* _TASK REQUIREMENTS_:
Beginning with the line that contains "Convert this diagram to TikZ code.", retype the entries below exactly, ending with the line that contains "(0,0) rectangle (490,577);". Leave out any pictures.

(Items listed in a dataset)
========================================================================

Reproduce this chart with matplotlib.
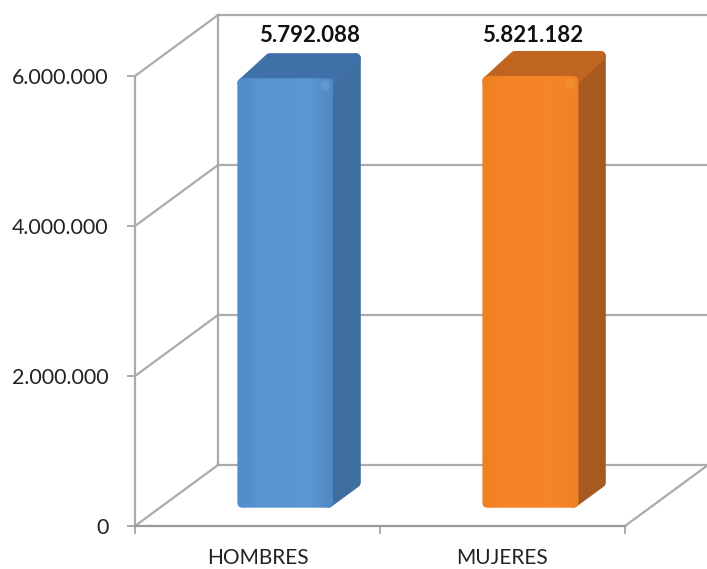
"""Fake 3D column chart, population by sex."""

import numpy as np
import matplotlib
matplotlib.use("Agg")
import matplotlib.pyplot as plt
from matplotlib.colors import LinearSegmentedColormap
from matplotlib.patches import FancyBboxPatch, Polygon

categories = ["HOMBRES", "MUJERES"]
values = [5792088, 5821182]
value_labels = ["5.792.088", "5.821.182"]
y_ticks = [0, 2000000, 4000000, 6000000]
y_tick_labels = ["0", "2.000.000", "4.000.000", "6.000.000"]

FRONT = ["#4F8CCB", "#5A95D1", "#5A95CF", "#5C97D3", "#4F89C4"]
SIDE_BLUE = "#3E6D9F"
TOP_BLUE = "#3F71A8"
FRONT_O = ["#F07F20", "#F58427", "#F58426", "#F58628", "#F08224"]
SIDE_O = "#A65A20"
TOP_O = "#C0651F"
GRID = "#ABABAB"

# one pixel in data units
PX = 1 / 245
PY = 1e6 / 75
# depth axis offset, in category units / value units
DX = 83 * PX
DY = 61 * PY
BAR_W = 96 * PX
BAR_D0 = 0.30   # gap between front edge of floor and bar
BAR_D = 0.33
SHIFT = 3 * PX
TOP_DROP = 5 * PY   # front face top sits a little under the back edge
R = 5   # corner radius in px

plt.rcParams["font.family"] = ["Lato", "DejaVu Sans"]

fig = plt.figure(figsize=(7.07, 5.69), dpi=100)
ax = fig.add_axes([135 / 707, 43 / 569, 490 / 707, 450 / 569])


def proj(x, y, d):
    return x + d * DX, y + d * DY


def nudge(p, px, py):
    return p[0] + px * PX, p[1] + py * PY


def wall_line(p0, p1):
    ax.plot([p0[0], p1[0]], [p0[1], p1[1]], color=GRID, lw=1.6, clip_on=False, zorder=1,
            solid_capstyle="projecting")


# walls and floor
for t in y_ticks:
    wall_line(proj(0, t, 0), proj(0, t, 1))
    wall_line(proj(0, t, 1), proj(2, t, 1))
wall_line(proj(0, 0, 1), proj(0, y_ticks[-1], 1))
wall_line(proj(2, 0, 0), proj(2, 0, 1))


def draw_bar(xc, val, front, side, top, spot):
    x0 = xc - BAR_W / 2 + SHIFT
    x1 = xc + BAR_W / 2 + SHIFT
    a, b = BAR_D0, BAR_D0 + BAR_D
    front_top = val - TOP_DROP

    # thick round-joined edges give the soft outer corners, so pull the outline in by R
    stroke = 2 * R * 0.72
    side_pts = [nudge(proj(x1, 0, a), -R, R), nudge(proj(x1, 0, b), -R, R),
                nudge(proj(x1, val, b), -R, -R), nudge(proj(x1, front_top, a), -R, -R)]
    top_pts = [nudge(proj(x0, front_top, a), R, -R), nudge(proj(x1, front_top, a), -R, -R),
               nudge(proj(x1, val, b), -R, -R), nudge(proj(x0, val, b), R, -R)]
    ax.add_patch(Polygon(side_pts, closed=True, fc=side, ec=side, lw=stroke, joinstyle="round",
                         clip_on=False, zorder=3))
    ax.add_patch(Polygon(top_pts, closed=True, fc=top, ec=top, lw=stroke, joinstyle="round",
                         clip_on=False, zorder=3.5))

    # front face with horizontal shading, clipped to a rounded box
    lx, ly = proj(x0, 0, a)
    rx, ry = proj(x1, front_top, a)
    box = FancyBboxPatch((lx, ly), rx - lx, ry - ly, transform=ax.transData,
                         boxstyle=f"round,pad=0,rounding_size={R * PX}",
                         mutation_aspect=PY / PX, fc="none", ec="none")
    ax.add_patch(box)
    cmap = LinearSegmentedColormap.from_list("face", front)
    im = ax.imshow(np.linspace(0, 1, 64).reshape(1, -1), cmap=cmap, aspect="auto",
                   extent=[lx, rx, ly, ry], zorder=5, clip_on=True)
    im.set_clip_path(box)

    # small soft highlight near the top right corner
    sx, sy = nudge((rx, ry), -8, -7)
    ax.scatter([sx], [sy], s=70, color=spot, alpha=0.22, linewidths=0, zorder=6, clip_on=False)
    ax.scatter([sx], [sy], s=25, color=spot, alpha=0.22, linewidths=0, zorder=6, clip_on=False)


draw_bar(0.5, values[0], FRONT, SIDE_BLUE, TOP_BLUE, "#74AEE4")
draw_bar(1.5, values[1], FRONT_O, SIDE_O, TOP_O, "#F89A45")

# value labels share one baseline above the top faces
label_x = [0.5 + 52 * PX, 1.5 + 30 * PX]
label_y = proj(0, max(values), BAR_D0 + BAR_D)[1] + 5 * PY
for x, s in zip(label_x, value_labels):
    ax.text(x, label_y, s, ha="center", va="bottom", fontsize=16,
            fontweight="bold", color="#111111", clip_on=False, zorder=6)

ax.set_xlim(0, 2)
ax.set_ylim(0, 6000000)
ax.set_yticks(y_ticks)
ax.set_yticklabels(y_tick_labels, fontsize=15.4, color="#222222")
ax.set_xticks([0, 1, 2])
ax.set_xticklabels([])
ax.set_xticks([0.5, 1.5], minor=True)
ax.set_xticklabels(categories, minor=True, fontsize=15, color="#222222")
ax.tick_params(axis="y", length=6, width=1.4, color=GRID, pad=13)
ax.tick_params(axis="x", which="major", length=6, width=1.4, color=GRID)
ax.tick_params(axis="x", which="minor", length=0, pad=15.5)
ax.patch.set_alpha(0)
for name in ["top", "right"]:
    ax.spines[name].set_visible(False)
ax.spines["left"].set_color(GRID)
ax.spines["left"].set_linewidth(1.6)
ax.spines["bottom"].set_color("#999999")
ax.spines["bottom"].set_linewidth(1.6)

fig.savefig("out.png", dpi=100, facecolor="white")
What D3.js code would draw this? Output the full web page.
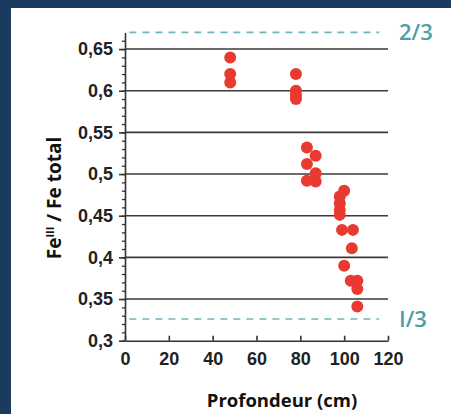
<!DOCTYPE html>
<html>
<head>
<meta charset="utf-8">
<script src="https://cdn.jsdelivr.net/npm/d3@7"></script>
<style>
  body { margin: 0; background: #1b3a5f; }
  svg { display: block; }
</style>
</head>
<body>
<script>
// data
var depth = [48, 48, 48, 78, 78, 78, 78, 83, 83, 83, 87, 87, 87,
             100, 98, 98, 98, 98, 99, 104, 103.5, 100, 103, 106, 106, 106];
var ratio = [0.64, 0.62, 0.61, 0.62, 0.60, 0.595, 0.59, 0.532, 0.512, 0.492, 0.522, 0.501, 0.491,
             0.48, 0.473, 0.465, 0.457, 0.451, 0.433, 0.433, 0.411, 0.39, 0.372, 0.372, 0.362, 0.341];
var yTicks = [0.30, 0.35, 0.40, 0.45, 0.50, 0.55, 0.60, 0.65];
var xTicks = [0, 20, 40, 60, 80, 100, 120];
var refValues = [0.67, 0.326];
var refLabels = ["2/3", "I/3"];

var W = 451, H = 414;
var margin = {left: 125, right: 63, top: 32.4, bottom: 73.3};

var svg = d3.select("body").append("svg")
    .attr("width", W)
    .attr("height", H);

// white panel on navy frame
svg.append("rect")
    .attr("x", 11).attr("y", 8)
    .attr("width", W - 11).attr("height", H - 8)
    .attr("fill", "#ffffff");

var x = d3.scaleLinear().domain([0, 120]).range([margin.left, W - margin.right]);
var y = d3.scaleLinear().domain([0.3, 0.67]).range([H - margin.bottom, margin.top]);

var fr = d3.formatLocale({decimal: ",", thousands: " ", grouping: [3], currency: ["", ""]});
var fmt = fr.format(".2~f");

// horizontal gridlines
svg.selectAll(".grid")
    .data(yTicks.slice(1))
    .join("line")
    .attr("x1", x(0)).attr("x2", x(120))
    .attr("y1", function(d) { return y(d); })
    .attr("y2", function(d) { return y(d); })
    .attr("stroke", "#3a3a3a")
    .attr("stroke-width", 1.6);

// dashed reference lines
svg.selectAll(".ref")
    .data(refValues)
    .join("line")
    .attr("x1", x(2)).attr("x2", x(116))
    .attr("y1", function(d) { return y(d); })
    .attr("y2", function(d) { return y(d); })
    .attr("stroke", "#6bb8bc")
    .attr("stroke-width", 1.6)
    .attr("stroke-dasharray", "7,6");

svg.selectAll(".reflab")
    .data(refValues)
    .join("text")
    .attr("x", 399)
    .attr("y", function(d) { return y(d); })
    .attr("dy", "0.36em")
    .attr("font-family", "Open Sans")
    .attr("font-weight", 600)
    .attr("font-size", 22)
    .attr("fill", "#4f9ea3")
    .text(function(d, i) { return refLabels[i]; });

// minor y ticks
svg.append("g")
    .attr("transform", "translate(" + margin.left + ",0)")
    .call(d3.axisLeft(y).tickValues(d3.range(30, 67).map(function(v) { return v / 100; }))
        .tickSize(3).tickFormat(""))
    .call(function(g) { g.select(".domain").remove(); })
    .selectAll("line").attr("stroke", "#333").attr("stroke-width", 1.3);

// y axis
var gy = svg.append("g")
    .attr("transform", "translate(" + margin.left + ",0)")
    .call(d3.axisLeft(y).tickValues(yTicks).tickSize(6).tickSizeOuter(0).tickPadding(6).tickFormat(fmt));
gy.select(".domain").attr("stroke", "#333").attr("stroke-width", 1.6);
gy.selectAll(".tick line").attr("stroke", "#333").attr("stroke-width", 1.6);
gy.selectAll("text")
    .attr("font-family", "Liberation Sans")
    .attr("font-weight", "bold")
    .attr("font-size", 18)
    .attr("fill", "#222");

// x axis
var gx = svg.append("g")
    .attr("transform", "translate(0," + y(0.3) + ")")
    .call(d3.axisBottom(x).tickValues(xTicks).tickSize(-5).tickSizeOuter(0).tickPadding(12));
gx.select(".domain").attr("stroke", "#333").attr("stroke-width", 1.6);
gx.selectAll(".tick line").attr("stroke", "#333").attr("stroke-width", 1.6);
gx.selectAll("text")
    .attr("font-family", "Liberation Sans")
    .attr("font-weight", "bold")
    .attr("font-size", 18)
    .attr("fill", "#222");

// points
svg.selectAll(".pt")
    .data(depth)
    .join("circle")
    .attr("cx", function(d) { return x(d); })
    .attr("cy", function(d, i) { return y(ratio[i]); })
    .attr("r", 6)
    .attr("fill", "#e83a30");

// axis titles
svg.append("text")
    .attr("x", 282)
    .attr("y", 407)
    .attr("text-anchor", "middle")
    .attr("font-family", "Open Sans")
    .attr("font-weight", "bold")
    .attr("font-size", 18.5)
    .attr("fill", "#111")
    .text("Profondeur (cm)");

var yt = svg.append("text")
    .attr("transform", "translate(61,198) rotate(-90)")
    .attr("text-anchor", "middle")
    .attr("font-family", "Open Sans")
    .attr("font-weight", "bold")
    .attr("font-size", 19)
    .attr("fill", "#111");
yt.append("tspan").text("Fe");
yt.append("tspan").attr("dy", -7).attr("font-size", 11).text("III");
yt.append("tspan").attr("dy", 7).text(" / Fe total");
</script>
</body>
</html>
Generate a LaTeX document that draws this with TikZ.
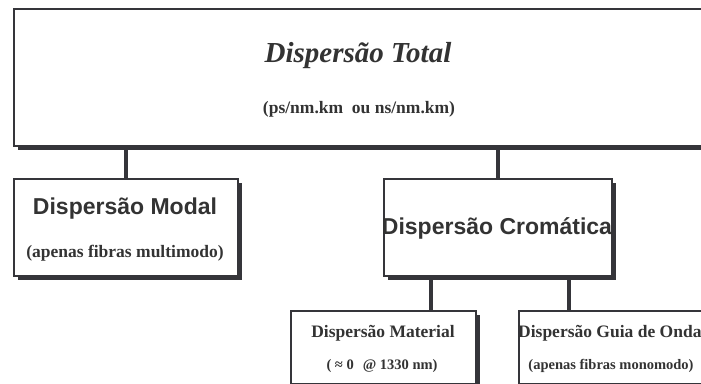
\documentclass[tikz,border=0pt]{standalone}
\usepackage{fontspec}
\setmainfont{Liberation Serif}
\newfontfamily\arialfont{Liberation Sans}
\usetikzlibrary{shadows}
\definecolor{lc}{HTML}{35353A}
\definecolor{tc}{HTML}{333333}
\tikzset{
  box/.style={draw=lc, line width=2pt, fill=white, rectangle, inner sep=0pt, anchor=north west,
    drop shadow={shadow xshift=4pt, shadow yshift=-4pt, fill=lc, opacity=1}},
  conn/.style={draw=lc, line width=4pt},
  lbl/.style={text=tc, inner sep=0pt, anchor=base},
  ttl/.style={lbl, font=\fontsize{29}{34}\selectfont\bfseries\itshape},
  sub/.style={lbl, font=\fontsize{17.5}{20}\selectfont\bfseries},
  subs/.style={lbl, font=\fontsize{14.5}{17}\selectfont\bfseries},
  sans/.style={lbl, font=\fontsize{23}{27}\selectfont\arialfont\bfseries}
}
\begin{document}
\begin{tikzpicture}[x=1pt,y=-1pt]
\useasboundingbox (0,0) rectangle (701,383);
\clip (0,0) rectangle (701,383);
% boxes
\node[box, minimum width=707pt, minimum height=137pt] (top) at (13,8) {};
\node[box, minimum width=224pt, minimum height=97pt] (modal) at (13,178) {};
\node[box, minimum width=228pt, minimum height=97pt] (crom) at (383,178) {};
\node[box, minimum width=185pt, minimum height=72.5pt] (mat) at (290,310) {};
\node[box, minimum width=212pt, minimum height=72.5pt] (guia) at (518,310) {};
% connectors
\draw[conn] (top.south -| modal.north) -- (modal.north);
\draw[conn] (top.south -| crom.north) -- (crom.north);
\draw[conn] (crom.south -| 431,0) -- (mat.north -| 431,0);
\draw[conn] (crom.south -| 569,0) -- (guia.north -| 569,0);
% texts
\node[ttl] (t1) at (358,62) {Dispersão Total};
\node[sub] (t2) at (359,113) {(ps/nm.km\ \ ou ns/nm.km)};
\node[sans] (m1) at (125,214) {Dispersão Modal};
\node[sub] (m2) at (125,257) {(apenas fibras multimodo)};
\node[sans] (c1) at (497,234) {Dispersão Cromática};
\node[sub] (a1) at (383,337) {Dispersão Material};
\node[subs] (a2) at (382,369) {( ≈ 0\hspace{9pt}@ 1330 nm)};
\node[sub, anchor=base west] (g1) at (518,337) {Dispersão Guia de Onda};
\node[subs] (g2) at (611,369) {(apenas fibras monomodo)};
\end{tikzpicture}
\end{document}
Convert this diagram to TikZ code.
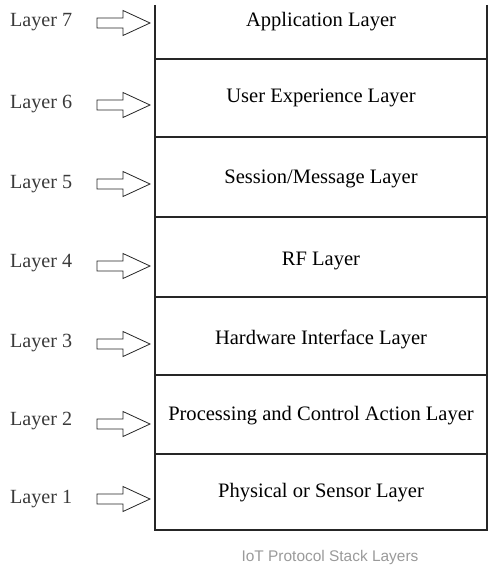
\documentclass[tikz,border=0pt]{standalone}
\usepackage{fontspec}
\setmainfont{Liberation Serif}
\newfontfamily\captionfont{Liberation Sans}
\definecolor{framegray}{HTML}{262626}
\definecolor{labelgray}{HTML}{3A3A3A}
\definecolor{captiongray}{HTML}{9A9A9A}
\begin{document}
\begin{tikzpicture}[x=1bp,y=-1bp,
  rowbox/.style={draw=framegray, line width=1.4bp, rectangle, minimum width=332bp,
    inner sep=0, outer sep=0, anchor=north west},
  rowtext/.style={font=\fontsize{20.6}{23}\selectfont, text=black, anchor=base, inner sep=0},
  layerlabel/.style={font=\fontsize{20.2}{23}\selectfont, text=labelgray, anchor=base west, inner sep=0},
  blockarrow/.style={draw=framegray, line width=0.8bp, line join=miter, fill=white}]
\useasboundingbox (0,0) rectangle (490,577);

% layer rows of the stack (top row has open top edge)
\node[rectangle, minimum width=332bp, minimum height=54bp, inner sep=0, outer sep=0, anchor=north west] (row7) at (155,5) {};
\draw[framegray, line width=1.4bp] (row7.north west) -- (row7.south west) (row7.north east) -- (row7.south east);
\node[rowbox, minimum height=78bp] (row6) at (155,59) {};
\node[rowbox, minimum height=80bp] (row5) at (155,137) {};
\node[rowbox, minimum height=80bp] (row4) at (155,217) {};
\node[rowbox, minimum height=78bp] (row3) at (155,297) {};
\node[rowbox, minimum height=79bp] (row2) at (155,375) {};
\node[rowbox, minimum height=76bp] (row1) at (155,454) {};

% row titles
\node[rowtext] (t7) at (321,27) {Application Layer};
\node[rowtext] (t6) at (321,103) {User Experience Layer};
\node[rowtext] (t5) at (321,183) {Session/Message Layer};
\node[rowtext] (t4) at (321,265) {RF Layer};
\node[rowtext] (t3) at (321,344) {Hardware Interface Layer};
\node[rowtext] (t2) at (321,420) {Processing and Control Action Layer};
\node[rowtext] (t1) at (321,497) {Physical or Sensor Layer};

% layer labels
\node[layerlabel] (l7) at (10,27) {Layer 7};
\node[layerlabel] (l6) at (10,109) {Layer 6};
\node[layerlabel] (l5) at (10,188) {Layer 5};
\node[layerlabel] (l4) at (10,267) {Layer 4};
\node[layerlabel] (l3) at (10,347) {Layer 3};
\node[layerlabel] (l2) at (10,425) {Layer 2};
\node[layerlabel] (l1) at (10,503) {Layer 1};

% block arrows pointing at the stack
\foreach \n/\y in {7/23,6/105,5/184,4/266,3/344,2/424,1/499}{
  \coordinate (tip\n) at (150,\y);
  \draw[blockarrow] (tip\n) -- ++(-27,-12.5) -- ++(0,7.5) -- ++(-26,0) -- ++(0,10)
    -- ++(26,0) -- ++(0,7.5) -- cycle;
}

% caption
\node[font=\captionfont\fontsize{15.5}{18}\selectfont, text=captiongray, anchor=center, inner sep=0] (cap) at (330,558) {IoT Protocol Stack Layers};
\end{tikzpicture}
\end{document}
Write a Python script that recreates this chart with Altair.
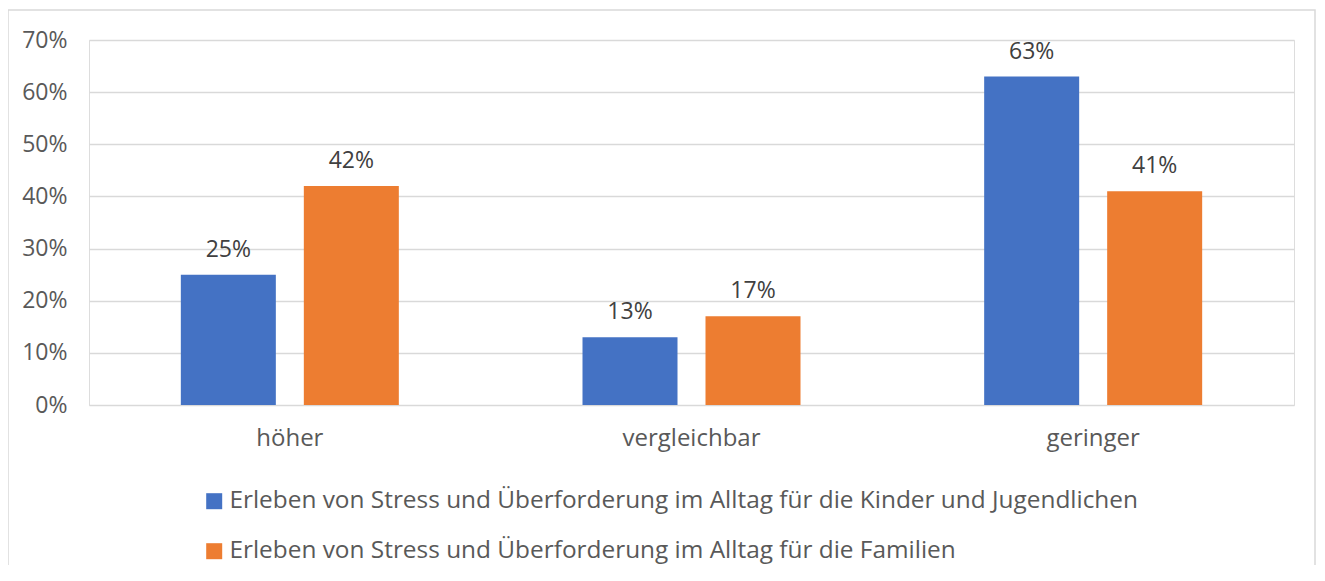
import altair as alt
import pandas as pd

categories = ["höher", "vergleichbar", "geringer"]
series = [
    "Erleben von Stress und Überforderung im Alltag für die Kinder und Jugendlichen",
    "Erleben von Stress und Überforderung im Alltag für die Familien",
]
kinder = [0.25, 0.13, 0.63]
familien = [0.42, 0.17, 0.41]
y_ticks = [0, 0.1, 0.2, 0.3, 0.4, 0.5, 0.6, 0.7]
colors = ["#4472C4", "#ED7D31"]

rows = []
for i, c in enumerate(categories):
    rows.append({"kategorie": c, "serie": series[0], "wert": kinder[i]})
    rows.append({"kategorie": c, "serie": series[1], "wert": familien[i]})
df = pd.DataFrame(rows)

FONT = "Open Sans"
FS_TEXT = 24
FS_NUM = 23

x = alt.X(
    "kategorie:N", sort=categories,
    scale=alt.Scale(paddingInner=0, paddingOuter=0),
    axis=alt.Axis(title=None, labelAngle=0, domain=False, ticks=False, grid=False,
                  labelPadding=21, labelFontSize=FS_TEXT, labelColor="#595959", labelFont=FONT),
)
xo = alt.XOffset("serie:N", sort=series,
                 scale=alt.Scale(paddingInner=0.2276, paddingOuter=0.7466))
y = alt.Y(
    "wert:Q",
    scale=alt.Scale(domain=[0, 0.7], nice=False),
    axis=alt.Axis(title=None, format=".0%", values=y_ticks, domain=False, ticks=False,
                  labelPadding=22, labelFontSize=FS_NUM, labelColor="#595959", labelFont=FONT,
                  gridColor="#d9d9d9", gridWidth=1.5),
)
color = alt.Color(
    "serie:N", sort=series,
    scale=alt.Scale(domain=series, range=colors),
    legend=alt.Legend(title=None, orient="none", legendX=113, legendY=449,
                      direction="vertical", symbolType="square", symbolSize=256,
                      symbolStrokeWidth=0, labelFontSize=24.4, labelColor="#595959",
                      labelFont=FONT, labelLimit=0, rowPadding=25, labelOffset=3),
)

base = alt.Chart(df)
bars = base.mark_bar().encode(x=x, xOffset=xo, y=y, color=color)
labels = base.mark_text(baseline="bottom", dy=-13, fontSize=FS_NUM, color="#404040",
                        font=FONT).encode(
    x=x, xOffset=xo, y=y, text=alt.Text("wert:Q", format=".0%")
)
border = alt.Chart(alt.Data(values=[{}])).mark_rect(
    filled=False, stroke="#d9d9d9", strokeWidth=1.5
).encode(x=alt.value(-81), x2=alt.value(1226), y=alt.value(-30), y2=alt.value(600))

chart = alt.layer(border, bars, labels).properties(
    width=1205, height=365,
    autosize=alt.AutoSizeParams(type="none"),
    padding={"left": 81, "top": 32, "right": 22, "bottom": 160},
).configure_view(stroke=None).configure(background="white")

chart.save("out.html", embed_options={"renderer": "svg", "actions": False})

========================================================================

* _ANSWER TO THIS TASK_:
Convert this diagram to TikZ code.
\documentclass[tikz,border=0pt]{standalone}
\usepackage{fontspec}
\setmainfont{Liberation Serif}
\newfontfamily\captionfont{Liberation Sans}
\definecolor{framegray}{HTML}{262626}
\definecolor{labelgray}{HTML}{3A3A3A}
\definecolor{captiongray}{HTML}{9A9A9A}
\begin{document}
\begin{tikzpicture}[x=1bp,y=-1bp,
  rowbox/.style={draw=framegray, line width=1.4bp, rectangle, minimum width=332bp,
    inner sep=0, outer sep=0, anchor=north west},
  rowtext/.style={font=\fontsize{20.6}{23}\selectfont, text=black, anchor=base, inner sep=0},
  layerlabel/.style={font=\fontsize{20.2}{23}\selectfont, text=labelgray, anchor=base west, inner sep=0},
  blockarrow/.style={draw=framegray, line width=0.8bp, line join=miter, fill=white}]
\useasboundingbox (0,0) rectangle (490,577);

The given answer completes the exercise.